Savings accounts and money market funds

Deposit rates often lag on the way up and move faster on the way down. Online banks can adjust rates quickly when the Fed cuts. Traditional banks may move slower, yet not always.

If you’re parking cash for a short period, focus on after-fee return and how soon you might need the money. A slightly higher APY isn’t worth it if you’ll pay penalties or lose access at a bad time.

CDs

CDs are where timing can matter. If cuts look closer, longer CD yields sometimes fall as banks stop competing as hard for deposits. If you want rate certainty, locking a CD can make sense when yields still look decent.

Still, don’t lock all your cash at once. Staggering maturities can keep some flexibility.

Credit cards and HELOCs

Variable-rate debt tends to track short-term benchmarks more closely. When policy rates fall, these rates can ease too. Yet credit card APRs also include big margins, so the drop may feel small compared to how high the APR already is.

If you carry a balance, the bigger win is paying it down. A quarter-point cut won’t rescue a high APR on its own.

If You’re Dealing With Move That Often Helps Rate Signal To Track
Buying a home soon Get pre-approved, then watch lock options weekly 10-year Treasury trend and lender spreads
Refinancing a mortgage Run break-even math with fees and time horizon Mortgage-backed pricing and daily quotes
Holding cash for 3–12 months Use a high-yield savings or short CD ladder Fed meeting outcomes and bank APY changes
Longer-term savings you won’t touch Match products to goals and risk tolerance Real yields and inflation trend
Credit card balance Pay down faster or seek a 0% promo carefully Short-term rate moves and issuer terms
HELOC or variable-rate loan Ask about fixed-rate conversion options Policy rate expectations and prime rate
Auto loan shopping Compare dealer offers to banks and credit unions Short-term yields and lender promos

Steps To Take While You Wait For Rates To Move

Waiting can be smart. Waiting without a plan can get expensive. Here are actions that pay off in most rate paths.

Run your numbers before you shop

Pick a target payment and a max loan amount, then back into what rate would make the deal feel good. This flips the question from “Will rates drop?” to “What rate do I need?”

For a refinance, calculate a break-even month: total closing costs divided by monthly savings. If the break-even is far out and you might move before then, a lower rate may not pencil out.

Get your credit ready

Rate moves help most when your credit profile is clean. Pay on time, keep utilization low, and avoid opening new accounts right before a mortgage or auto loan application.

Keep a lock strategy

If you’re buying a home, ask lenders what lock periods cost and what float-down options exist. Some locks let you capture a lower rate if pricing improves before closing. Terms vary by lender, so read them carefully.

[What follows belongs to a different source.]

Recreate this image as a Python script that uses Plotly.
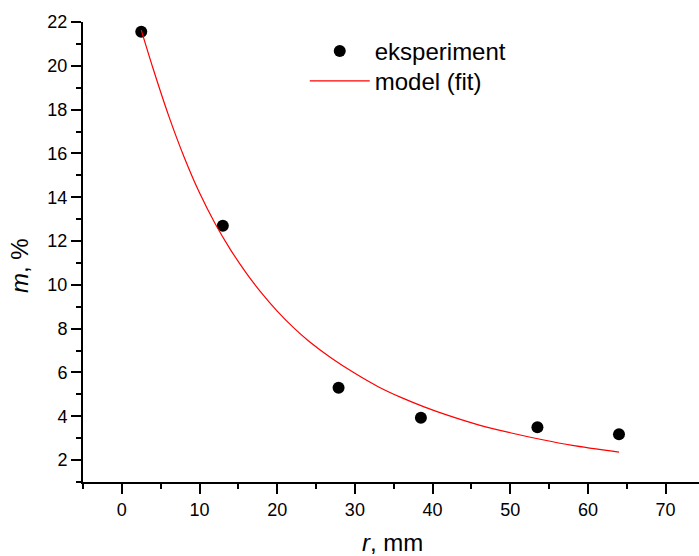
import plotly.graph_objects as go

# experimental points
exp_r = [2.5, 13.0, 27.9, 38.5, 53.5, 64.0]
exp_m = [21.55, 12.7, 5.3, 3.93, 3.5, 3.18]

# fitted model curve
fit_r = [2.5, 4, 6, 8, 10, 12, 14, 16, 18, 20, 22, 24, 27, 30, 33, 36, 39, 42, 46, 50, 54, 58, 64]
fit_m = [21.63, 19.9, 17.75, 15.85, 14.2, 12.8, 11.6, 10.55, 9.62, 8.8, 8.08, 7.45, 6.65,
         5.96, 5.35, 4.85, 4.42, 4.04, 3.6, 3.25, 2.94, 2.67, 2.36]

x_ticks = [0, 10, 20, 30, 40, 50, 60, 70]
y_ticks = [2, 4, 6, 8, 10, 12, 14, 16, 18, 20, 22]

FONT = "Liberation Sans, Arial, sans-serif"

fig = go.Figure()
fig.add_trace(go.Scatter(
    x=exp_r, y=exp_m, mode="markers", name="eksperiment", legend="legend",
    marker=dict(color="black", size=12, line=dict(width=0)),
))
fig.add_trace(go.Scatter(
    x=fit_r, y=fit_m, mode="lines", name="model (fit)", legend="legend2",
    line=dict(color="red", width=1.2, shape="spline", smoothing=0.8),
))

axis_common = dict(
    showgrid=False, zeroline=False, showline=True, linecolor="black", linewidth=2,
    ticks="outside", ticklen=10, tickwidth=2, tickcolor="black",
    tickfont=dict(family=FONT, size=18, color="black"),
    minor=dict(ticks="outside", ticklen=5, tickwidth=2, tickcolor="black", showgrid=False),
    automargin=False,
)

legend_common = dict(
    xanchor="left", yanchor="top",
    bgcolor="rgba(0,0,0,0)", font=dict(family=FONT, size=24, color="black"),
    itemwidth=60,
)

fig.update_layout(
    width=699, height=556,
    margin=dict(l=83, r=0, t=22, b=74, autoexpand=False),
    paper_bgcolor="white", plot_bgcolor="white",
    font=dict(family=FONT, size=18, color="black"),
    showlegend=True,
    legend=dict(x=0.36, y=0.985, **legend_common),
    legend2=dict(x=0.36, y=0.92, **legend_common),
    xaxis=dict(
        range=[-5, 74.3], tickmode="array", tickvals=x_ticks,
        minor_dtick=5, minor_tick0=-5,
        **axis_common,
    ),
    yaxis=dict(
        range=[1, 22], tickmode="array", tickvals=y_ticks,
        minor_dtick=1, minor_tick0=1,
        **axis_common,
    ),
    annotations=[
        dict(text="<i>r</i>, mm", xref="paper", yref="paper", x=0.503, y=-0.132,
             xanchor="center", yanchor="middle", showarrow=False,
             font=dict(family=FONT, size=24, color="black")),
        dict(text="<i>m</i>, %", xref="paper", yref="paper", x=-0.1039, y=0.4717,
             xanchor="center", yanchor="middle", showarrow=False, textangle=-90,
             font=dict(family=FONT, size=24, color="black")),
    ],
)

fig.write_html(
    "out.html",
    config={"displayModeBar": False},
    post_script="document.body.style.margin='0';document.body.style.overflow='hidden';",
)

Use “good enough” triggers

Perfection is the enemy of progress. Set a trigger rate that makes sense for you, and be ready to act when the market hits it. If rates drop further later, you can still benefit through refinancing or extra principal payments, depending on your plan.

Common Traps That Make People Miss The Window

Rate windows are often short. People miss them for reasons that have nothing to do with markets.

Chasing one headline number

A single CPI report or a single Fed speech can move markets for a day, then fade. Focus on trend lines and what lenders are actually quoting.

Waiting for the first cut announcement

Mortgage rates can move ahead of policy changes. If you wait for a formal cut as your trigger, you might miss earlier pricing improvements.

Ignoring fees

Two loans can have the same rate and wildly different total cost. Always compare APR, points, and all lender fees. A slightly higher rate with lower fees can win if you plan to move sooner.

Overstretching because rates “might fall”

If a deal only works at a lower rate that hasn’t arrived, treat that as a warning sign. A budget that works today gives you room to breathe if rates rise again.

A Quick Checklist Before You Make A Money Move

Use this checklist to stay grounded the next time you see “rates are about to drop” in your feed.

  • Know which rate matters for your decision (mortgage, savings, credit card, HELOC).
  • Track a small set of signals weekly, not hourly: inflation trend, jobs trend, and market yields.
  • Set a personal trigger rate that makes the deal work, with fees included.
  • Get documentation ready early if you’re refinancing or buying (income, tax forms, assets, debts).
  • Keep a backup plan if rates don’t drop: lower loan amount, bigger down payment, shorter term, or extra payments.

So, are rates dropping soon? They can, yet the timing hangs on the next stretch of inflation and job data, plus energy prices that can swing the outlook fast. If you prepare your numbers and your credit now, you’ll be ready to move when the market gives you a fair deal—without rushing into a decision you’ll regret.